У желающих тел есть материальность, которой лишен абстрактный разум, но секс в качестве естественного общего знаменателя человеческого начала, как и разум, тоже позволяет абстрагироваться от социальных факторов сознания и материальной жизни, а также, если рассуждать психоаналитически, от всех влияний (культурных, семейных, социальных, экономических, политических, юридических, религиозных и т. д.), которые (фантазматически) встроены в бессознательные аспекты желания и наделяют его артикуляцию историей. Секс также позволяет обойти вопрос о регулировании, присутствующем в артикулировании желания. Сама приписываемая ему свобода несет в себе ограничения, как указывал Фуко[486]
. Более того, желание само по себе не делает людей равными; объяснения сексуального различия, постулирующего смысл мужественности и женственности, может вывести на очень разные — и неравные — пути к реализации.Сексуальное самоопределение — фантазия в той же мере, что и рациональное самоопределение, но между ними есть одно отличие: одно подразумевает целый спектр различных воплощений, второе — единственное мерило исполнения. Если секс — синоним избытка и удовольствия, разум коннотирует дисциплину и контроль. Именно эти качества некогда ценились как выражение рациональности — регулирование и дисциплинированный самоконтроль, — а теперь разоблачаются как репрессивные инструменты исламского фундаментализма, даже когда мусульмане изображаются кровожадными террористами, лишенными морали и сострадания.
Риторика сексуальной эмансипации и гендерного равенства, бросающаяся в глаза в дебатах об «интеграции» мусульман в странах Западной Европы, указывает на более важные изменения в том, как дискурс секуляризма представляет человека. Когда они используются в господствующем дискурсе, эмансипация и равенство стирают различие частного и публичного и привносят в политическую сферу откровенную рыночную логику: рабочая сила заменяется на сексуальную, а освобожденная сексуальность имеет мало общего с требованием репродукции, обычно ассоциирующимся с гетеросексуальными парами. Люди — субъекты и объекты желания, одновременно и потребители, и товар, натурализированные в качестве таковых. Устранение различий между публичным и частным, выход на публичную арену ранее приватных чувств и практик секса не обязательно политизирует секс. Конечно, вопросы репродуктивных прав и признание сексуальности ЛГБТ — это сугубо политический вопрос, но в то же время сама идея, что секс — нечто естественное (и потому досоциальное), способствует деполитизации. Вопрос о том, что считать желанием, снимается с соревнования за его регулирование. Секс и желание, которое его выражает, теряет любые связи с социальными и культурными ценностями, которые его определяют; таким образом, сугубо западное понятие превращается в универсальное.
Различие между действием, мотивированным разумом, и действием, мотивированным желанием, в данном случае имеет первостепенное значение; это различие между политикой и рынком.

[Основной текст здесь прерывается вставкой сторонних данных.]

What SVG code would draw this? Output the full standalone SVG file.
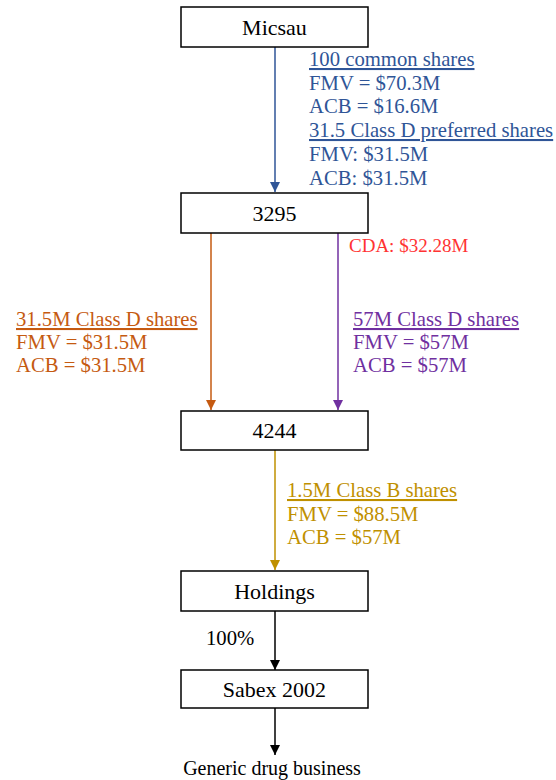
<svg xmlns="http://www.w3.org/2000/svg" width="556" height="780" viewBox="0 0 556 780">
<style>
  .box rect { fill: #ffffff; stroke: #000000; stroke-width: 1.5; }
  .box text { font-family: "Liberation Serif", "Times New Roman", serif; font-size: 22px; fill: #000000; text-anchor: middle; }
  .lbl { font-family: "Liberation Serif", "Times New Roman", serif; font-size: 20.7px; }
  .u { text-decoration: underline; }
  .blue { fill: #2f5597; }
  .orange { fill: #c55a11; }
  .purple { fill: #7030a0; }
  .gold { fill: #bf9000; }
  .red { fill: #ff3333; }
  .black { fill: #000000; }
  .conn line { stroke-width: 1.5; fill: none; }
</style>
<defs>
  <marker id="aBlue" viewBox="0 0 10 10" refX="10" refY="5" markerWidth="10" markerHeight="10" markerUnits="userSpaceOnUse" orient="auto"><path d="M0,0 L10,5 L0,10 Z" fill="#2f5597"/></marker>
  <marker id="aOrange" viewBox="0 0 10 10" refX="10" refY="5" markerWidth="10" markerHeight="10" markerUnits="userSpaceOnUse" orient="auto"><path d="M0,0 L10,5 L0,10 Z" fill="#c55a11"/></marker>
  <marker id="aPurple" viewBox="0 0 10 10" refX="10" refY="5" markerWidth="10" markerHeight="10" markerUnits="userSpaceOnUse" orient="auto"><path d="M0,0 L10,5 L0,10 Z" fill="#7030a0"/></marker>
  <marker id="aGold" viewBox="0 0 10 10" refX="10" refY="5" markerWidth="10" markerHeight="10" markerUnits="userSpaceOnUse" orient="auto"><path d="M0,0 L10,5 L0,10 Z" fill="#bf9000"/></marker>
  <marker id="aBlack" viewBox="0 0 10 10" refX="10" refY="5" markerWidth="10" markerHeight="10" markerUnits="userSpaceOnUse" orient="auto"><path d="M0,0 L10,5 L0,10 Z" fill="#000000"/></marker>
</defs>

<g id="connectors" class="conn">
  <line x1="275" y1="47" x2="275" y2="192" stroke="#2f5597" marker-end="url(#aBlue)"/>
  <line x1="211" y1="233" x2="211" y2="410" stroke="#c55a11" marker-end="url(#aOrange)"/>
  <line x1="338" y1="233" x2="338" y2="410" stroke="#7030a0" marker-end="url(#aPurple)"/>
  <line x1="275" y1="450" x2="275" y2="570" stroke="#bf9000" marker-end="url(#aGold)"/>
  <line x1="275" y1="611" x2="275" y2="670" stroke="#000000" marker-end="url(#aBlack)"/>
  <line x1="275" y1="708" x2="275" y2="755" stroke="#000000" marker-end="url(#aBlack)"/>
</g>

<g id="labels">
  <g id="label-micsau-3295" class="lbl blue">
    <text x="309" y="66" class="u">100 common shares</text>
    <text x="309" y="90">FMV = $70.3M</text>
    <text x="309" y="113">ACB = $16.6M</text>
    <text x="309" y="137" class="u">31.5 Class D preferred shares</text>
    <text x="309" y="161">FMV: $31.5M</text>
    <text x="309" y="185">ACB: $31.5M</text>
  </g>
  <text id="label-cda" x="349" y="252" class="lbl red" style="font-size:19px">CDA: $32.28M</text>
  <g id="label-orange" class="lbl orange">
    <text x="16" y="326" class="u">31.5M Class D shares</text>
    <text x="16" y="349">FMV = $31.5M</text>
    <text x="16" y="372">ACB = $31.5M</text>
  </g>
  <g id="label-purple" class="lbl purple">
    <text x="353" y="326" class="u">57M Class D shares</text>
    <text x="353" y="349">FMV = $57M</text>
    <text x="353" y="372">ACB = $57M</text>
  </g>
  <g id="label-gold" class="lbl gold">
    <text x="287" y="497" class="u">1.5M Class B shares</text>
    <text x="287" y="521">FMV = $88.5M</text>
    <text x="287" y="544">ACB = $57M</text>
  </g>
  <text id="label-100" x="206" y="645" class="lbl black">100%</text>
  <text id="label-generic" x="272" y="775" class="lbl black" text-anchor="middle" style="font-size:20px">Generic drug business</text>
</g>

<g id="node-micsau" class="box">
  <rect x="181" y="7" width="187" height="40"/>
  <text x="274.5" y="34.5">Micsau</text>
</g>
<g id="node-3295" class="box">
  <rect x="181" y="193" width="187" height="40"/>
  <text x="274.5" y="220.5">3295</text>
</g>
<g id="node-4244" class="box">
  <rect x="181" y="411" width="187" height="39"/>
  <text x="274.5" y="438">4244</text>
</g>
<g id="node-holdings" class="box">
  <rect x="181" y="571" width="187" height="40"/>
  <text x="274.5" y="598.5">Holdings</text>
</g>
<g id="node-sabex" class="box">
  <rect x="181" y="670" width="187" height="38"/>
  <text x="274.5" y="697">Sabex 2002</text>
</g>
</svg>
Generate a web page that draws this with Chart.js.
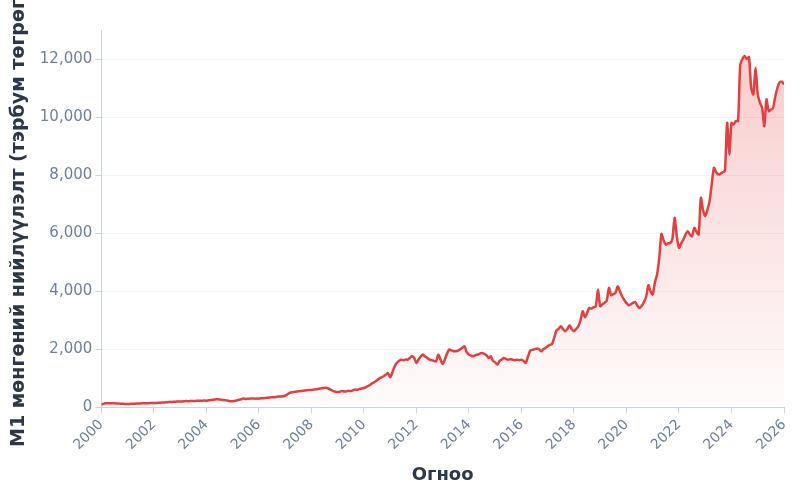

Государство больше не регулятор, оно — фасилитатор интеракций желающих индивидов. Знак их эмансипации — свобода воплощать и стремиться к исполнению своего желания (в категориях разнообразия удовольствий и вкусов), на каком бы рынке они этим ни занимались[487]
. Такое определение свободы не дает гарантии социального равенства — гендерного или какого-либо другого. Равенство отсылает только к имеющейся у любого индивида возможности действовать в соответствии с его желанием; психические, экономические или социальные пределы этого действия не принимаются во внимание, как и факт того, что то, что считается эмансипированным действием, оценивается в идеализированных западных категориях. И здесь снова полезно процитировать Нортон: «Сексуальная свобода, — пишет она (ссылаясь на Пим Фортин, но в комментарии, который можно применить шире), — стала не метонимией политической свободы, но заменой для нее»[488].